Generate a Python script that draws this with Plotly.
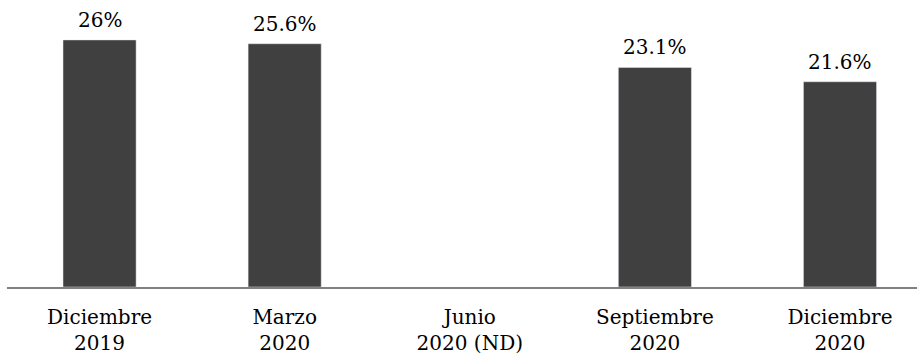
import plotly.graph_objects as go

categories = ["Diciembre<br>2019", "Marzo<br>2020", "Junio<br>2020 (ND)", "Septiembre<br>2020", "Diciembre<br>2020"]
values = [26, 25.6, None, 23.1, 21.6]
labels = ["26%", "25.6%", "", "23.1%", "21.6%"]

FONT = "DejaVu Serif"
xs = list(range(len(categories)))

fig = go.Figure(go.Bar(
    x=xs, y=values, marker_color="#404040", hoverinfo="skip",
))
for x, v, t in zip(xs, values, labels):
    if v is not None and t:
        fig.add_annotation(x=x, y=v, text=t, showarrow=False, yanchor="bottom",
                           yshift=6, font=dict(family=FONT, size=20, color="#000000"))
fig.update_layout(
    width=917, height=356,
    margin=dict(l=7, r=0, t=0, b=69),
    paper_bgcolor="white", plot_bgcolor="white",
    bargap=0.605, showlegend=False,
    font=dict(family=FONT, size=20, color="#000000"),
)
fig.update_xaxes(
    tickmode="array", tickvals=xs, ticktext=categories,
    range=[-0.5, 4.416], showline=True, linecolor="#808080", linewidth=1.5,
    ticks="", ticklabelstandoff=11, showgrid=False, zeroline=False,
)
fig.update_yaxes(range=[0, 30.2], visible=False, showgrid=False, zeroline=False)
fig.write_html("out.html")
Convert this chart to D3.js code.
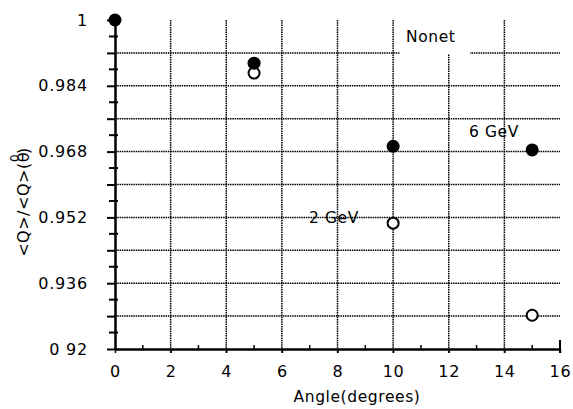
<!DOCTYPE html>
<html lang="en">
<head>
<meta charset="utf-8">
<title>Q ratio vs angle</title>
<script src="https://cdn.jsdelivr.net/npm/d3@7/dist/d3.min.js"></script>
<style>
  body { margin: 0; background: #fff; }
  text { font-family: "DejaVu Sans", sans-serif; fill: #000; }
</style>
</head>
<body>
<script>
// tick values and labels
var xTicks = [0, 2, 4, 6, 8, 10, 12, 14, 16];
var xMinor = [1, 3, 5, 7, 9, 11, 13, 15];
var yMajor = [0.92, 0.928, 0.936, 0.944, 0.952, 0.96, 0.968, 0.976, 0.984, 0.992, 1];
var yMinor = [0.924, 0.932, 0.94, 0.948, 0.956, 0.964, 0.972, 0.98, 0.988, 0.996];
var yLabelled = [0.92, 0.936, 0.952, 0.968, 0.984, 1];
var yLabels = ["0 92", "0.936", "0.952", "0.968", "0.984", "1"];

// data
var nonetAngle = [0, 5, 10, 15];
var nonetRatio = [1, 0.9895, 0.9693, 0.9684];
var lowAngle = [5, 10, 15];
var lowRatio = [0.9871, 0.9506, 0.9282];

var w = 573, h = 409;

var svg = d3.select("body").append("svg")
    .attr("width", w)
    .attr("height", h);

var x = d3.scaleLinear().domain([0, 16]).range([115, 560]);
var y = d3.scaleLinear().domain([0.92, 1]).range([349, 20]);

// dotted grid
var grid = svg.append("g")
    .attr("stroke", "#000")
    .attr("stroke-width", 1.5)
    .attr("stroke-dasharray", "1.5,0.8");

grid.selectAll("line.h")
    .data(yMajor.filter(function(d) { return d > 0.92 && d < 1; }))
    .enter().append("line")
    .attr("class", "h")
    .attr("x1", x(0)).attr("x2", x(16))
    .attr("y1", function(d) { return y(d); })
    .attr("y2", function(d) { return y(d); });

grid.selectAll("line.v")
    .data(xTicks.filter(function(d) { return d > 0 && d < 16; }))
    .enter().append("line")
    .attr("class", "v")
    .attr("x1", function(d) { return x(d); })
    .attr("x2", function(d) { return x(d); })
    .attr("y1", y(1)).attr("y2", y(0.92) + 4);

// white box behind the Nonet label
svg.append("rect")
    .attr("x", 400).attr("y", 16)
    .attr("width", 70).attr("height", 38)
    .attr("fill", "#fff");

// y axis
var yAxis = d3.axisLeft(y)
    .tickValues(yMajor)
    .tickSize(8)
    .tickSizeOuter(0)
    .tickPadding(19)
    .tickFormat(function(d) {
        var i = yLabelled.findIndex(function(v) { return Math.abs(v - d) < 1e-6; });
        return i >= 0 ? yLabels[i] : "";
    });

var gy = svg.append("g")
    .attr("transform", "translate(" + x(0) + ",0)")
    .call(yAxis);
gy.select(".domain").attr("stroke-width", 2.5);
gy.selectAll(".tick line").attr("stroke-width", 2);
gy.selectAll(".tick text")
    .style("font-size", "16px")
    .style("letter-spacing", "0.8px")
    .style("font-family", "DejaVu Sans, sans-serif");

gy.selectAll("line.minor")
    .data(yMinor)
    .enter().append("line")
    .attr("class", "minor")
    .attr("x1", -6).attr("x2", 3)
    .attr("y1", function(d) { return y(d); })
    .attr("y2", function(d) { return y(d); })
    .attr("stroke", "#000")
    .attr("stroke-width", 2);

// x axis
var xAxis = d3.axisBottom(x)
    .tickValues(xTicks)
    .tickSize(4)
    .tickSizeOuter(0)
    .tickPadding(13)
    .tickFormat(d3.format("d"));

var gx = svg.append("g")
    .attr("transform", "translate(0," + y(0.92) + ")")
    .call(xAxis);
gx.select(".domain").attr("stroke-width", 2.5);
gx.selectAll(".tick line").attr("stroke-width", 1.5);
gx.selectAll(".tick text")
    .style("font-size", "16px")
    .style("letter-spacing", "0.8px")
    .style("font-family", "DejaVu Sans, sans-serif");

gx.selectAll("line.minor")
    .data(xMinor)
    .enter().append("line")
    .attr("class", "minor")
    .attr("x1", function(d) { return x(d); })
    .attr("x2", function(d) { return x(d); })
    .attr("y1", -4).attr("y2", 0)
    .attr("stroke", "#000")
    .attr("stroke-width", 1.5);

// end tick at 16
gx.append("line")
    .attr("x1", x(16)).attr("x2", x(16))
    .attr("y1", -9).attr("y2", 4)
    .attr("stroke", "#000")
    .attr("stroke-width", 2);

// axis titles
svg.append("text")
    .attr("x", 357).attr("y", 402)
    .attr("text-anchor", "middle")
    .style("font-size", "15.5px")
    .style("letter-spacing", "0.6px")
    .text("Angle(degrees)");

var yt = svg.append("text")
    .attr("transform", "translate(29,202) rotate(-90)")
    .attr("text-anchor", "middle")
    .style("font-size", "16px")
    .style("letter-spacing", "0.5px");
yt.append("tspan").text("<Q>/<Q>(θ");
yt.append("tspan").attr("dx", -10).attr("dy", -10).style("font-size", "12px").text("0");
yt.append("tspan").attr("dy", 10).text(")");

// series labels
svg.append("text").attr("x", 406).attr("y", 42)
    .style("font-size", "15.5px").style("letter-spacing", "0.6px").text("Nonet");
svg.append("text").attr("x", 469).attr("y", 137)
    .style("font-size", "15.5px").style("letter-spacing", "0.6px").text("6 GeV");
svg.append("text").attr("x", 309).attr("y", 223)
    .style("font-size", "15.5px").style("letter-spacing", "0.6px").text("2 GeV");

// open circles (2 GeV)
svg.selectAll("circle.open")
    .data(lowAngle)
    .enter().append("circle")
    .attr("class", "open")
    .attr("cx", function(d) { return x(d); })
    .attr("cy", function(d, i) { return y(lowRatio[i]); })
    .attr("r", 5.5)
    .attr("fill", "#fff")
    .attr("stroke", "#000")
    .attr("stroke-width", 2);

// filled circles (Nonet / 6 GeV)
svg.selectAll("circle.filled")
    .data(nonetAngle)
    .enter().append("circle")
    .attr("class", "filled")
    .attr("cx", function(d) { return x(d); })
    .attr("cy", function(d, i) { return y(nonetRatio[i]); })
    .attr("r", 6.5)
    .attr("fill", "#000");
</script>
</body>
</html>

* * * * * * * * *

**What you should do**
Look through the data above. Copy every line with the string "this" in it.

**Exercise response**
Generate a Python script that draws this with Plotly.
Convert this chart to D3.js code.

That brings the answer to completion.